╭──

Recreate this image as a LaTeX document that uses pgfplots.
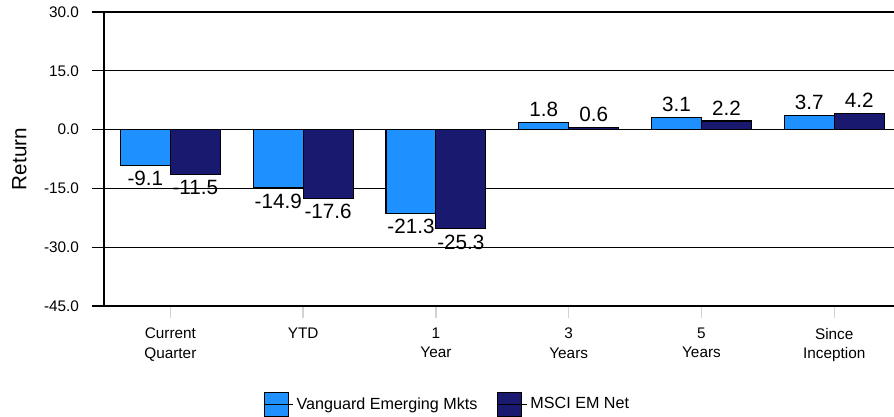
\documentclass[border=0pt]{standalone}
\usepackage{fontspec}
\setmainfont{Liberation Sans}
\usepackage{pgfplots}
\pgfplotsset{compat=1.18}
\definecolor{vang}{HTML}{1E90FF}
\definecolor{msci}{HTML}{191970}
\pgfplotsset{mylegend/.style={legend image code/.code={\draw[##1,line width=0.8pt] (0pt,-9pt) rectangle (18pt,9pt); \path (0pt,0pt) -- (22pt,0pt);}}}
\begin{document}
\begin{tikzpicture}
\begin{axis}[
  scale only axis, width=592.5pt, height=220.5pt,
  xmin=-0.5, xmax=5.45, ymin=-45, ymax=30,
  ytick={-45,-30,-15,0,15,30},
  xtick={0,1,2,3,4,5},
  xticklabels={{Current\\Quarter},{YTD},{1\\Year},{3\\Years},{5\\Years},{Since\\Inception}},
  axis x line*=bottom, axis y line*=left,
  axis line style={black, line width=1pt},
  ymajorgrids, grid style={black, line width=1pt},
  tick align=outside, major tick length=9pt,
  ytick style={black, line width=0.8pt},
  xtick style={draw=gray!35, line width=1pt},
  ylabel={Return},
  ylabel style={font=\fontsize{15.5}{17}\selectfont, at={(axis description cs:-0.107,0.5)}, anchor=center},
  tick label style={font=\fontsize{11.5}{14.5}\selectfont},
  xticklabel style={align=center, yshift=-4pt},
  yticklabel style={xshift=-6.25pt},
  /pgf/number format/fixed, /pgf/number format/fixed zerofill, /pgf/number format/precision=1,
  /pgf/number format/assume math mode=true,
  ybar,
  bar width=0.376,
  every axis plot post/.append style={mylegend},
  nodes near coords, nodes near coords align={vertical},
  every node near coord/.append style={font=\fontsize{15.5}{17}\selectfont, inner sep=4pt, black},
  legend style={at={(0.435,-0.378)}, anchor=south, draw=none, fill=none, inner sep=0pt,
    legend columns=2, font=\fontsize{12.1}{14}\selectfont,
    /tikz/every even column/.append style={column sep=13pt}},
  legend cell align=left,
]
\addplot[fill=vang, draw=black, line width=0.8pt, bar shift=-0.188] coordinates {(0,-9.1) (1,-14.9) (2,-21.3) (3,1.8) (4,3.1) (5,3.7)};
\addplot[fill=msci, draw=black, line width=0.8pt, bar shift=0.188] coordinates {(0,-11.5) (1,-17.6) (2,-25.3) (3,0.6) (4,2.2) (5,4.2)};
\legend{Vanguard Emerging Mkts, MSCI EM Net}
\end{axis}
\pgfresetboundingbox
\path[use as bounding box] (-78pt,-83.25pt) rectangle (592.5pt,229.5pt);
\end{tikzpicture}
\end{document}
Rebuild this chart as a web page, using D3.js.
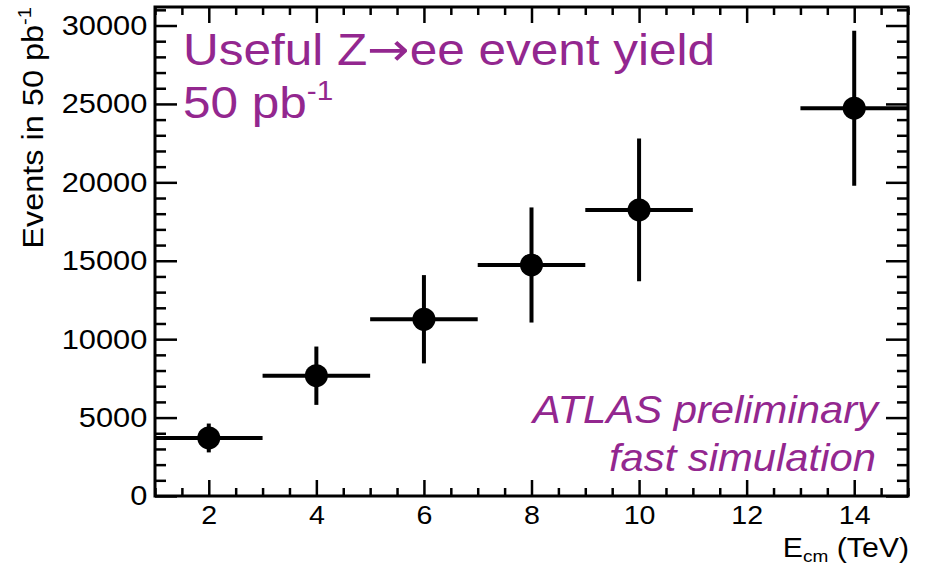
<!DOCTYPE html>
<html>
<head>
<meta charset="utf-8">
<script src="https://cdn.jsdelivr.net/npm/d3@7"></script>
<style>
  html, body { margin: 0; padding: 0; background: #fff; }
  svg { display: block; }
  text { font-family: "Liberation Sans", Arial, Helvetica, sans-serif; }
</style>
</head>
<body>
<svg id="chart" width="936" height="565"></svg>
<script>
// ---- data ----
const energies = [2, 4, 6, 8, 10, 14];            // E_cm (TeV)
const events   = [3700, 7670, 11270, 14730, 18240, 24730];
const errors   = [920, 1860, 2815, 3670, 4550, 4940];
const binHalfWidth = [1, 1, 1, 1, 1, 1];
const xMajorTicks = [2, 4, 6, 8, 10, 12, 14];
const yMajorTicks = [0, 5000, 10000, 15000, 20000, 25000, 30000];
const xDomain = [1, 15];
const yDomain = [0, 31180];

// ---- layout ----
const L = 155, R = 908, T = 7, B = 496;
const purple = "#93278f";
const SX = 1.1; // horizontal text stretch of the reference

const svg = d3.select("#chart");
const x = d3.scaleLinear().domain(xDomain).range([L, R]);
const y = d3.scaleLinear().domain(yDomain).range([B, T]);

const xMinor = d3.range(xDomain[0], xDomain[1] + 0.001, 0.5).filter(v => !xMajorTicks.includes(v));
const yMinor = d3.range(0, yDomain[1], 1000).filter(v => !yMajorTicks.includes(v));

function styleAxis(g) {
  g.select(".domain").remove();
  g.selectAll(".tick line").attr("stroke", "#000").attr("stroke-width", 2.5);
}

// bottom axis (labels + ticks pointing up)
svg.append("g").attr("transform", `translate(0,${B})`)
  .call(d3.axisBottom(x).tickValues(xMajorTicks).tickSize(-16).tickPadding(23).tickFormat(d3.format("d")))
  .call(styleAxis)
  .call(g => g.selectAll("text").attr("font-size", 26).attr("fill", "#000").attr("dy", "0.2em")
    .attr("transform", `scale(${SX},1)`));
svg.append("g").attr("transform", `translate(0,${B})`)
  .call(d3.axisBottom(x).tickValues(xMinor).tickSize(-8).tickFormat(""))
  .call(styleAxis);
// top axis
svg.append("g").attr("transform", `translate(0,${T})`)
  .call(d3.axisTop(x).tickValues(xMajorTicks).tickSize(-16).tickFormat(""))
  .call(styleAxis);
svg.append("g").attr("transform", `translate(0,${T})`)
  .call(d3.axisTop(x).tickValues(xMinor).tickSize(-8).tickFormat(""))
  .call(styleAxis);
// left axis
svg.append("g").attr("transform", `translate(${L},0)`)
  .call(d3.axisLeft(y).tickValues(yMajorTicks).tickSize(-22).tickPadding(7).tickFormat(d3.format("d")))
  .call(styleAxis)
  .call(g => g.selectAll("text").attr("font-size", 28).attr("fill", "#000")
    .attr("transform", `scale(${SX},1)`));
svg.append("g").attr("transform", `translate(${L},0)`)
  .call(d3.axisLeft(y).tickValues(yMinor).tickSize(-11).tickFormat(""))
  .call(styleAxis);
// right axis
svg.append("g").attr("transform", `translate(${R},0)`)
  .call(d3.axisRight(y).tickValues(yMajorTicks).tickSize(-22).tickFormat(""))
  .call(styleAxis);
svg.append("g").attr("transform", `translate(${R},0)`)
  .call(d3.axisRight(y).tickValues(yMinor).tickSize(-11).tickFormat(""))
  .call(styleAxis);

// frame
svg.append("rect").attr("x", L).attr("y", T).attr("width", R - L).attr("height", B - T)
  .attr("fill", "none").attr("stroke", "#000").attr("stroke-width", 3);

// ---- data points ----
const pts = energies.map((e, i) => ({ e, v: events[i], err: errors[i], hw: binHalfWidth[i] }));
const gp = svg.append("g");
gp.selectAll("line.h").data(pts).join("line").attr("class", "h")
  .attr("x1", d => x(Math.max(xDomain[0], d.e - d.hw)))
  .attr("x2", d => x(Math.min(xDomain[1], d.e + d.hw)))
  .attr("y1", d => y(d.v)).attr("y2", d => y(d.v))
  .attr("stroke", "#000").attr("stroke-width", 4);
gp.selectAll("line.v").data(pts).join("line").attr("class", "v")
  .attr("x1", d => x(d.e)).attr("x2", d => x(d.e))
  .attr("y1", d => y(d.v - d.err)).attr("y2", d => y(d.v + d.err))
  .attr("stroke", "#000").attr("stroke-width", 4);
gp.selectAll("circle").data(pts).join("circle")
  .attr("cx", d => x(d.e)).attr("cy", d => y(d.v)).attr("r", 11.5).attr("fill", "#000");

// ---- texts ----
const t1 = svg.append("text").attr("transform", `translate(183,65) scale(${SX},1)`).attr("font-size", 45).attr("fill", purple);
t1.append("tspan").text("Useful Z");
t1.append("tspan").attr("font-family", "DejaVu Sans").attr("font-size", 46).text("\u2192");
t1.append("tspan").text("ee event yield");
const t2 = svg.append("text").attr("transform", `translate(183,118) scale(${SX},1)`).attr("font-size", 45).attr("fill", purple);
t2.append("tspan").text("50 pb");
t2.append("tspan").attr("font-size", 27).attr("dy", -18).text("-1");

svg.append("text").attr("transform", `translate(878,423) scale(${SX},1)`).attr("font-size", 38).attr("font-style", "italic")
  .attr("text-anchor", "end").attr("fill", purple).text("ATLAS preliminary");
svg.append("text").attr("transform", `translate(876,471) scale(${SX},1)`).attr("font-size", 38).attr("font-style", "italic")
  .attr("text-anchor", "end").attr("fill", purple).text("fast simulation");

// x title
const xt = svg.append("text").attr("transform", "translate(909,557) scale(1.12,1)").attr("font-size", 27)
  .attr("text-anchor", "end").attr("fill", "#000");
xt.append("tspan").text("E");
xt.append("tspan").attr("font-size", 17).attr("dy", 5).text("cm");
xt.append("tspan").attr("dy", -5).text(" (TeV)");

// y title
const yt = svg.append("text").attr("transform", "translate(43,7) rotate(-90) scale(1.12,1)")
  .attr("font-size", 29).attr("text-anchor", "end").attr("fill", "#000");
yt.append("tspan").text("Events in 50 pb");
yt.append("tspan").attr("font-size", 18).attr("dy", -12).text("-1");
</script>
</body>
</html>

╰──

Scan the material and collect every line that contains "image".

Recreate this image as a LaTeX document that uses pgfplots.
\pgfplotsset{mylegend/.style={legend image code/.code={\draw[##1,line width=0.8pt] (0pt,-9pt) rectangle (18pt,9pt); \path (0pt,0pt) -- (22pt,0pt);}}}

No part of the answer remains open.